Britain is facing the highest risk of a recession since the financial crisis and needs urgent plans to combat the next downturn, according to an alarming assessment of the nation’s economic health.

Preparations need to be made to reduce the impact, the study by the Resolution Foundation thinktank warns. It states that both uncertainty around Brexit and the global economic slowdown have led to the highest recession risk since 2007.

I happen to agree with that, an so do many commentators from Mark Carney at the Bank of England onwards.
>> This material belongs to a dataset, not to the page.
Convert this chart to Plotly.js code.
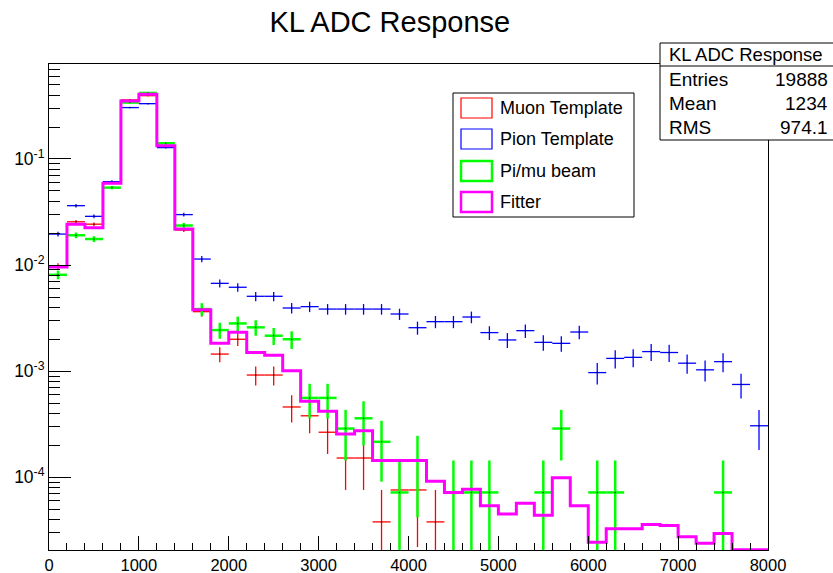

What I do not agree with is this:

James Smith, its research director, warned against complacency. “Policy-makers can’t prevent recessions from happening, but they can limit their damage with the right policy response. The problem for the incoming government and the Bank of England however is that many of the tools used to fight the last downturn — from big interest rate cuts to £375bn of QE — are either spent or severely blunted. So whether or not a downturn starts in the near future, planning for it certainly should.”

So what?, is my point with regard to this. The recession we will have now is not the same as we had in 2008. And the answer has to be different.

As the FT noted in 2015:

Mr Murphy said on Thursday that people’s QE would be essential by 2020 because the economy would probably have taken a battering by then. “ China’s currency devaluation is likely to export deflation, to prick the housing bubble and to prick the investment bubble,” he said. “But if it is not China, it will be something else – there are significant other problems which the chancellor is doing nothing about.”

And yes, it is China now: it has just reported its lowest growth in 27 years. Admittedly, I did not allow for Trump, but I covered the risk.

And the answer I gave then - of people's QE - is still the answer now. We have no need to have a recession: all we need is a government that understands how money works and how it can intervene when markets do not deliver. People's QE as always designed to deliver that, and it will. Why is it so hard for people to say so? Including Corbyn.